FG Introduces New Penalty For Gas Burning.

The FG is considering the bringing in of a new penalty for brown field sites, especially joint venture and service contracts, which contribute 88% of the total associated gas flared in the country. The new draft gas policy, produced by the Ministry of Petroleum Resources and made available to our correspondent, described the flaring of natural gas as one of the most egregious environmental and energy waste practices in the Nigerian petroleum industry.

The current gas flare penalty of N10/Mscf (equivalent $0.03) of associated gas flared is very low, having been eroded in value over time, and is not acting as intended, as a disincentive. Consequently, the low penalty has made gas burning a much cheaper option for operators compared to the options of marketing. It noted that while gas flaring levels had declined in recent years, it was still a prevailing practice in the petroleum industry, adding, billions of cubic meters of natural gas are burned annually at oil production locations resulting in atmospheric pollution seriously affecting host communities.  According to the gas policy, gas flaring affects the environment and human health, produces economic loss, deprives the government of tax revenues and trade opportunities, and deprives consumers of a clean and cheaper energy source.

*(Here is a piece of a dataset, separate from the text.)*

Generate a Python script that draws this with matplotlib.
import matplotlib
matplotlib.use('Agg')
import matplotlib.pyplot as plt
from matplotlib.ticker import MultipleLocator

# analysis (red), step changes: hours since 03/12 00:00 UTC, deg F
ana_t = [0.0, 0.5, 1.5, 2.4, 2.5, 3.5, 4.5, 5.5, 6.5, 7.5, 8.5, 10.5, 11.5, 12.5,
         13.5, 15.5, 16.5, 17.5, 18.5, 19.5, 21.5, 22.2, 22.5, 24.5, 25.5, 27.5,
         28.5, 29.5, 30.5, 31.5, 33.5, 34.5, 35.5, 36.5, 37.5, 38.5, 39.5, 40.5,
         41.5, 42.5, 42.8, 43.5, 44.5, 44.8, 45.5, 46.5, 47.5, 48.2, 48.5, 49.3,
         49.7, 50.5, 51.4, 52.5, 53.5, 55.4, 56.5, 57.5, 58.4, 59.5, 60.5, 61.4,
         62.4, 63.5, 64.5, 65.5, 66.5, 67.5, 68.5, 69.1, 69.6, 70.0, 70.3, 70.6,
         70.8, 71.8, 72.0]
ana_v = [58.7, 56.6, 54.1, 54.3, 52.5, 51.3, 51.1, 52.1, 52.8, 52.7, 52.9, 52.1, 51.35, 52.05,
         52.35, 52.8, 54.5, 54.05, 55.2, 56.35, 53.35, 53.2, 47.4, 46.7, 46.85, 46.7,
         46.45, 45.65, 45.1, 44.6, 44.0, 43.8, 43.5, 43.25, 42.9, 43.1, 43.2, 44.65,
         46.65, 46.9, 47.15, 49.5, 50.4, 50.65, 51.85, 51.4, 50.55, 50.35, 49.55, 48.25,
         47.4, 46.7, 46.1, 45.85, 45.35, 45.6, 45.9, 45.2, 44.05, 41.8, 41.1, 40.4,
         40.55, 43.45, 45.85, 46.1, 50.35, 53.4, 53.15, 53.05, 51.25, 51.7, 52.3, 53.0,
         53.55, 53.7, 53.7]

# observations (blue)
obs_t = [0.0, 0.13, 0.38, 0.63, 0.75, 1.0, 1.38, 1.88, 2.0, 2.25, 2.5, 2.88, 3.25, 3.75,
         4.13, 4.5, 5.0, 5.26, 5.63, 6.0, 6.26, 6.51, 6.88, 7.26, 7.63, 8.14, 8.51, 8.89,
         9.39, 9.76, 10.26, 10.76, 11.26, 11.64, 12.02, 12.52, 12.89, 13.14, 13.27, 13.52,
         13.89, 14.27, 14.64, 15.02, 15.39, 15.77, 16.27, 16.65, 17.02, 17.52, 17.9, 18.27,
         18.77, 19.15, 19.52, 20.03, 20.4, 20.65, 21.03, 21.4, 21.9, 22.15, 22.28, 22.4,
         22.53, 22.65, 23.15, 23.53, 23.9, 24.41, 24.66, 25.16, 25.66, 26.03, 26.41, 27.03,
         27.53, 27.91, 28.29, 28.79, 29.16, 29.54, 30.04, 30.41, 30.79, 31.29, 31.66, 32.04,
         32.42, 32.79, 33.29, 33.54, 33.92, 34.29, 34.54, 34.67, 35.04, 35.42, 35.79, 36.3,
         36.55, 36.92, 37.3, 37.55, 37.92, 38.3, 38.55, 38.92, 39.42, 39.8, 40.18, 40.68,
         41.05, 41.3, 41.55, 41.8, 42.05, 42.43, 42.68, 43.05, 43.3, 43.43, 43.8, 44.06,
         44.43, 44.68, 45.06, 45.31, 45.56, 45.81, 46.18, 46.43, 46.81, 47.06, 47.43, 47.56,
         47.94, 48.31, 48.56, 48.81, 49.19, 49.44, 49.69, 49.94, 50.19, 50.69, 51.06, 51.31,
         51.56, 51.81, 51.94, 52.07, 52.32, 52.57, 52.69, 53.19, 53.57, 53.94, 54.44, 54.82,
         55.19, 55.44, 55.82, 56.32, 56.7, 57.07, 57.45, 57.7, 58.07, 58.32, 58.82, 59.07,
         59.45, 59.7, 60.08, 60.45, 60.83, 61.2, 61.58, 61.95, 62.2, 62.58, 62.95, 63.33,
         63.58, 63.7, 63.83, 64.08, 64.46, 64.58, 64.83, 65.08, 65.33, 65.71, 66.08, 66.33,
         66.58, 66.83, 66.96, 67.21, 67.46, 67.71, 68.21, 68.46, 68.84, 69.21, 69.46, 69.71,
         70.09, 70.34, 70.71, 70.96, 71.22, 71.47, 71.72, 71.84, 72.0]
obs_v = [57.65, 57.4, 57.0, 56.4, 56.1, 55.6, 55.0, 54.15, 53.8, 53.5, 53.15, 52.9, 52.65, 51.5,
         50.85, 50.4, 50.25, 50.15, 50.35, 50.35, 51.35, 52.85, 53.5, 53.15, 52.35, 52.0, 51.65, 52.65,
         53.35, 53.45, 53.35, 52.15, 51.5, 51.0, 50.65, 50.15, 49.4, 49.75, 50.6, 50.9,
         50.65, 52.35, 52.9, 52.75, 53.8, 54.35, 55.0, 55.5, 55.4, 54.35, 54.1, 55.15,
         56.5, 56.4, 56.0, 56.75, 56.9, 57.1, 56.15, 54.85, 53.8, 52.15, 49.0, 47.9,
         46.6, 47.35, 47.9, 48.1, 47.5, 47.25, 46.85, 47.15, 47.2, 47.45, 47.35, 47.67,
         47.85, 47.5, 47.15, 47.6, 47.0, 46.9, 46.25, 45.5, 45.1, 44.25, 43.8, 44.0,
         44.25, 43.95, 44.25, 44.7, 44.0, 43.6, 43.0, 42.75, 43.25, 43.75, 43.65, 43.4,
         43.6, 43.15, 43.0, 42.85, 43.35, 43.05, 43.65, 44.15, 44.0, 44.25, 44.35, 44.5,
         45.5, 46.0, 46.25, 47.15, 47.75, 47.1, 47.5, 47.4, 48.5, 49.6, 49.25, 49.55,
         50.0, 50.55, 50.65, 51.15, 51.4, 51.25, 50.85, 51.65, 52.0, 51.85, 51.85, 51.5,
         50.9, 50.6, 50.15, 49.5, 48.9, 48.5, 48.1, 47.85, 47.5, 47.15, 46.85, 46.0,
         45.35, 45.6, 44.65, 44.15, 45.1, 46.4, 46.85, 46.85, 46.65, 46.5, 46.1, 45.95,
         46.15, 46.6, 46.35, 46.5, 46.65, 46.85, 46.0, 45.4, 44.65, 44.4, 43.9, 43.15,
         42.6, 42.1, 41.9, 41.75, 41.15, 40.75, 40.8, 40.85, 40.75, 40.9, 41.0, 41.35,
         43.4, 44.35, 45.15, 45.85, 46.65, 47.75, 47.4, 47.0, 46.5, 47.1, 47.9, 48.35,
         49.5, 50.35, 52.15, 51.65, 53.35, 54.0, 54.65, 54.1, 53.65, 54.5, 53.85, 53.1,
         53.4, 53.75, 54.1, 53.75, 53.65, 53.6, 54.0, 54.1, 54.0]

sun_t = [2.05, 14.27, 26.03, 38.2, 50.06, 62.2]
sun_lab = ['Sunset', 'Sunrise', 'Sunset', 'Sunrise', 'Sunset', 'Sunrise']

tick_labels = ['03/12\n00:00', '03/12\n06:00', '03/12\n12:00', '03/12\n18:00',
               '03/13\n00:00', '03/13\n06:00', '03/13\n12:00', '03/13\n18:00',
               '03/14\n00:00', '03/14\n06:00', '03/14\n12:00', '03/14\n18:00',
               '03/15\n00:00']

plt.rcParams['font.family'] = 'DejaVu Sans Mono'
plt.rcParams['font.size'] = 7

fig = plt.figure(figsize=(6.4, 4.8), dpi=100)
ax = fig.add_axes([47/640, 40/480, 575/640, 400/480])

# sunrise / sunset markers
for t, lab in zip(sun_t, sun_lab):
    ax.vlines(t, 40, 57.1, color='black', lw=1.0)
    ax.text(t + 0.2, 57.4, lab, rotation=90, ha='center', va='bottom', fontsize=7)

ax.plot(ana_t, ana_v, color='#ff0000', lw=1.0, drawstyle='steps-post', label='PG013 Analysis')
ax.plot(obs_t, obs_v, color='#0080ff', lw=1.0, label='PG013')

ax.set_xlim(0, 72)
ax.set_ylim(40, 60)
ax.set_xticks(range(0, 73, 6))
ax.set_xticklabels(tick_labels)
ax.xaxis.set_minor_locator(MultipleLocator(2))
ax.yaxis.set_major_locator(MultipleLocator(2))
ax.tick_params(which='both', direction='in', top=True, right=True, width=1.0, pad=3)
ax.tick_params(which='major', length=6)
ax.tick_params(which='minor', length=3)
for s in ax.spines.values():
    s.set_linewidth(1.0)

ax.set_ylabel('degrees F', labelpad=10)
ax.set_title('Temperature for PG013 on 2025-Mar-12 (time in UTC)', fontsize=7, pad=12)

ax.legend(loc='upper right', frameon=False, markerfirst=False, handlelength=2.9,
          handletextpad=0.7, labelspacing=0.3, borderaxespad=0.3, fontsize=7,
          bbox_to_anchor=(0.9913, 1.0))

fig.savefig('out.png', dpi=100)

It stated that a whole suite of anti-flaring legislation and initiatives had been introduced over the years to minimize gas flaring in the country. Although Nigeria still flares a significant portion of its gross natural gas production (19% of associated gas, 331sbcf in 2015), the amount of gas flared has significantly gone down in recent years. Its ranking has dropped down from the 2nd to 5th largest natural gas flaring country in the world. On gas flare-out targets, the document said the government planned to open an industry consultation mechanism as an important measure in ensuring flaring targets were feasible and regulations realistic. According to the gas policy, the intention of government is to bring up the gas flaring penalty to an appropriate level sufficient to de-incentivize the practice of gas flaring whilst introducing other measures to encourage efficient gas utilization.

The government intends to bring up regulations, which will interdict any green field gas project from moving forward until there is a proper integrated plan for the growth of the hydrocarbons, thereby ensuring that no gas flaring occurs during production of hydrocarbons, except in very special circumstances such as emergencies for operational reasons. It said for existing associated gas fields, brown field sites, the government would also consider other options to ensure significant gas flare reductions. Operators of existing AG fields need to produce integrated gas flare reduction plans; they will then be expected to implement those plans. The government will consider a new sliding scale penalty to be introduced for existing brown field sites, especially for the JV and service contracts, which contribute 88% of the total associated gas flared in the country. Existing AG fields need to start planning and investing in the utilization of the associated gas to be supplied into the market, and to come up with economic plans for their growth. The gas policy said the government would consider regulations to allow for open access to gas-gathering pipelines, to ensure that flared gas had access to gas gathering systems and gas processing facilities.